Thursday, June 7, 2012

MPS Preview - Status Quo - The Vantage Point


The State Bank of Pakistan (SBP) is scheduled to announce the Jun’12-Jul’12 monetary policy on Jun 08 ’12. While the latest CPI unexpectedly rose higher (up 1.15%MoM) in May’12, we believe current positive real interest rates (100bps), an anticipated slow down in global commodity prices and lack of clarity on the external front should, in our view, encourage SBP to stay on the fence and maintain status quo on rates (base case) during its monetary policy review for the subsequent two months. Within this backdrop, we are also of the opinion that the policy discount rate has bottomed out and upside risks to interest rates exist in the form of 1) delay in materialization of targeted inflows, 2) exchange rate stability (PkR has depreciated by 4.3%CYTD vs. the USD) and consequent risk of imported inflation, and 3) unabated government borrowing from domestic sources (leading to further deterioration of the NDA/NFA ratio). From the market’s perspective, the KSE‐100 Index trades at a forward PER of 6.0x and offers an attractive forward dividend yield of 7.48%. The earnings yield for the Pakistan Market is at 16.6% compared to the weighted average 1 year T bill yield at 11.95%. At current valuations, we recommend exposure in Banks, Oil & Gas, Cements and selected Chemicals.

Auction trend inference
About 99% funds on average are being parked in the shorter term 3M (84%) and 6M (15%) tenors since the last monetary policy, indicating that money market participants are anticipating higher yields going forward. However, while participation has been restricted into shorter term tenors, cutoff yields have not followed inflationary expectations and have instead remained largely unchanged since Apr ’12. While we believe that interest rates have bottomed out and despite money market anticipating higher yields, we do not expect a rate hike in Jun’12.

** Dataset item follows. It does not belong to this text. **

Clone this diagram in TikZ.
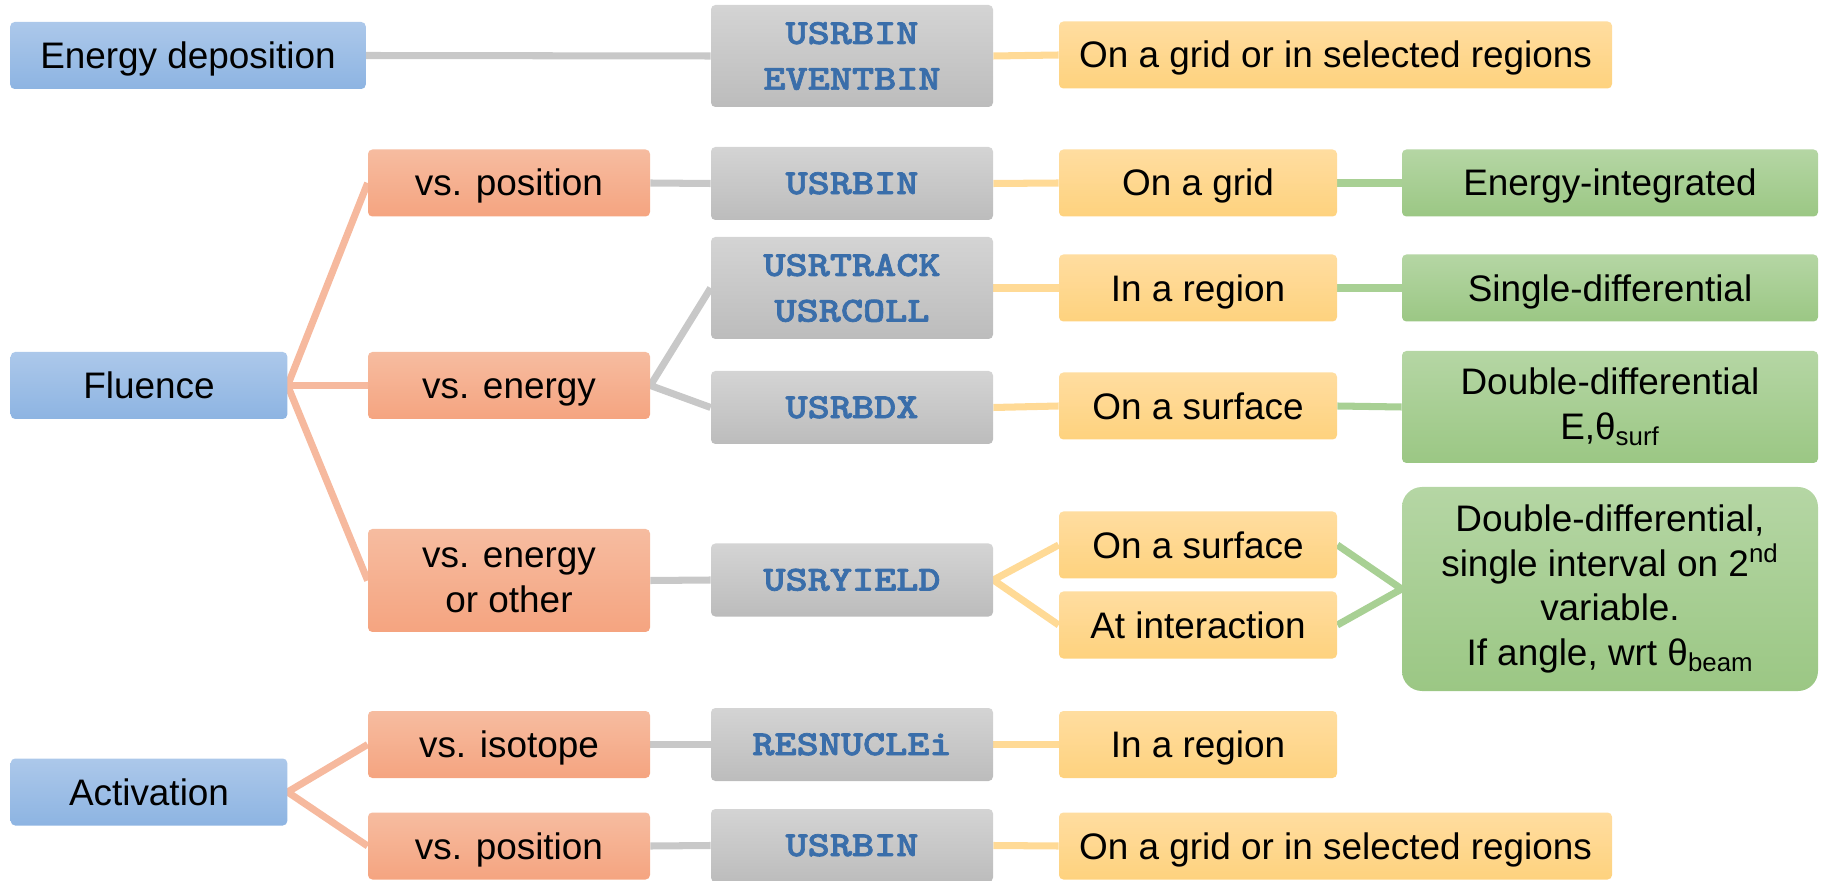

Risks and Outlook While average CPI should clock in around 11% in FY12, the GoP projects CPI to be 9.5% for FY13. In this regard, while weaker international oil prices should provide comfort on the external front, an unabated trend of government borrowing (government borrowings for budgetary support have been PkR695bn from the scheduled banks and PkR402bn from the SBP FYTD), higher food prices and PkR weakness can keep CPI from breaching below 10% going forward. Additionally, stubborn domestic POL and electricity prices and hike in crop support prices (election year) can stoke inflation in the near to medium term. Pressure on the reserves has risen off late due to low materialization of projected foreign inflows coupled with upcoming debt repayments (IMF and Paris Club). This has also placed considerable pressure on the PkR which is down 4.3%CYTD vs. the USD and is a key risk going forward. Excess capacities available in the industry due to an unresolved energy shortage situation are also weighing down the economy. In such a scenario, a return to the IMF cannot be ruled out in FY13 and the critical Pak‐US relation is a key check point to track.